Required work =>
Skip all pictures. Write out the data below from its first line through the line that contains "from matplotlib.patches import".

--- Start of Source material ---

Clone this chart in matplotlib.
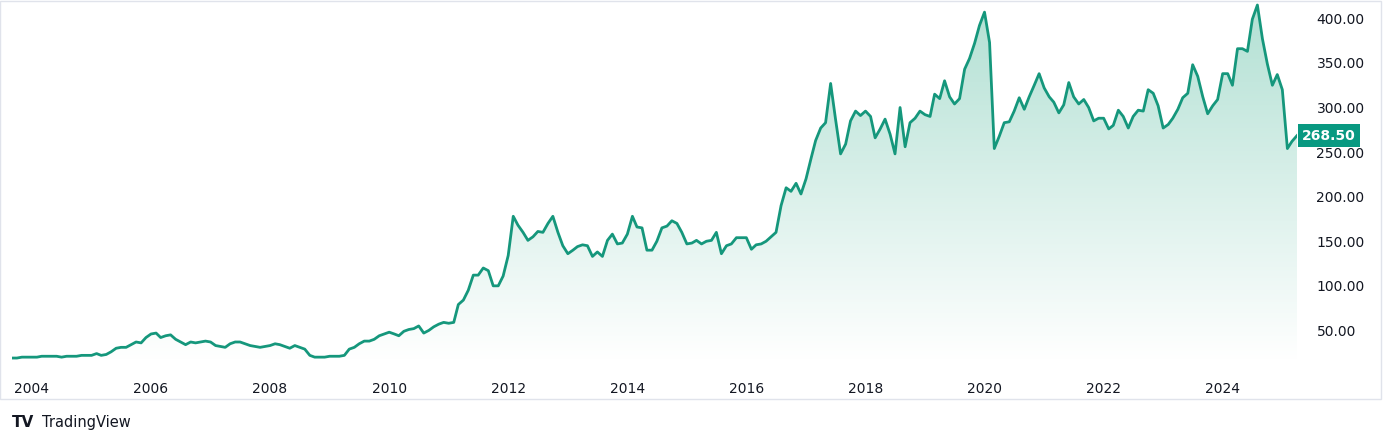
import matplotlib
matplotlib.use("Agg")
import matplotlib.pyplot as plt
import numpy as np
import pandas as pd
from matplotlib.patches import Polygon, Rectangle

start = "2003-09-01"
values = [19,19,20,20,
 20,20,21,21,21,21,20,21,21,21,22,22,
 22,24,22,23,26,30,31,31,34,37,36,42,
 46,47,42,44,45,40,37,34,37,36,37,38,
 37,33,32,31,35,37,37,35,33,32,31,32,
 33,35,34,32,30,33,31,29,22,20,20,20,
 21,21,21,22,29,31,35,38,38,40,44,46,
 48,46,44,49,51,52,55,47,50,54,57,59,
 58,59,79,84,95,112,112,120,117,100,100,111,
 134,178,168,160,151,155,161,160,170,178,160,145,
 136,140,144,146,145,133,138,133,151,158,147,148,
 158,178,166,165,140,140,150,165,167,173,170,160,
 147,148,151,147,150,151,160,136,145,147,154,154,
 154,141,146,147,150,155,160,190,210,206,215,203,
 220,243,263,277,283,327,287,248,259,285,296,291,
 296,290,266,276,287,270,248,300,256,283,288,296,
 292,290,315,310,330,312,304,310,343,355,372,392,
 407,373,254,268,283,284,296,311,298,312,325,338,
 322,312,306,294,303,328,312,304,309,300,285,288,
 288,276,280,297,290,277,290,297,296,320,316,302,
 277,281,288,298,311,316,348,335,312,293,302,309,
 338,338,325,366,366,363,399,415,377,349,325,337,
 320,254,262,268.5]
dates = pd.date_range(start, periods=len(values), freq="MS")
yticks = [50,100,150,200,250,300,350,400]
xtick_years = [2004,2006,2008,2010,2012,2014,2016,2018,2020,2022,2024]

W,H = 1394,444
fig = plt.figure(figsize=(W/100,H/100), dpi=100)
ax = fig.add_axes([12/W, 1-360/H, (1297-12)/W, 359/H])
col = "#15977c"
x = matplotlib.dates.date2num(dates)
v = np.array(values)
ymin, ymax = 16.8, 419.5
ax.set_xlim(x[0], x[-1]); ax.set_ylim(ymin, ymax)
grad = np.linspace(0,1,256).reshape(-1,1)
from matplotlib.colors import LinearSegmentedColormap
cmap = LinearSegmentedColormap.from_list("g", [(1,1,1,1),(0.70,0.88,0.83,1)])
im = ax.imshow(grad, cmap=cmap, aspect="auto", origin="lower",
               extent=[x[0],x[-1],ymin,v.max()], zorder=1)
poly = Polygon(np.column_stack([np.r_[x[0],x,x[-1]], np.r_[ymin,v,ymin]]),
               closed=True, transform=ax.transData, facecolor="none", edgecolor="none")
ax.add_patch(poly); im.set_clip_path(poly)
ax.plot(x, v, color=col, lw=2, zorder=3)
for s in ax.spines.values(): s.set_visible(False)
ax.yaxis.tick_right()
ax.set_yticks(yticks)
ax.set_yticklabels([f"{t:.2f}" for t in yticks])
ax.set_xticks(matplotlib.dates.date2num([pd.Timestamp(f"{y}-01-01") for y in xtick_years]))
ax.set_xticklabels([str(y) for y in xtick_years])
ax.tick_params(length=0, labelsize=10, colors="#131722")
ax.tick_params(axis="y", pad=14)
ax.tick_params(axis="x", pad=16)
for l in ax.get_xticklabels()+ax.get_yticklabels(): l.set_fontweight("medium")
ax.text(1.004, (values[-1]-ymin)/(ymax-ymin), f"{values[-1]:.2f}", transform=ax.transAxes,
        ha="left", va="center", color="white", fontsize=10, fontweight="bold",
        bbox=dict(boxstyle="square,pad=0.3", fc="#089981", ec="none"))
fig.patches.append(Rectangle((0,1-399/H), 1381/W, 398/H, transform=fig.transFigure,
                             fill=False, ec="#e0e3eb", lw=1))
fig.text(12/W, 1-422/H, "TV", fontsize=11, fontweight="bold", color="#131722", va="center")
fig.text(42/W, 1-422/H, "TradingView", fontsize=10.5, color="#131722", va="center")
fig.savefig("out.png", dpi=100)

--- End of Source material ---

Solution for this exercise =>
Clone this chart in matplotlib.
import matplotlib
matplotlib.use("Agg")
import matplotlib.pyplot as plt
import numpy as np
import pandas as pd
from matplotlib.patches import Polygon, Rectangle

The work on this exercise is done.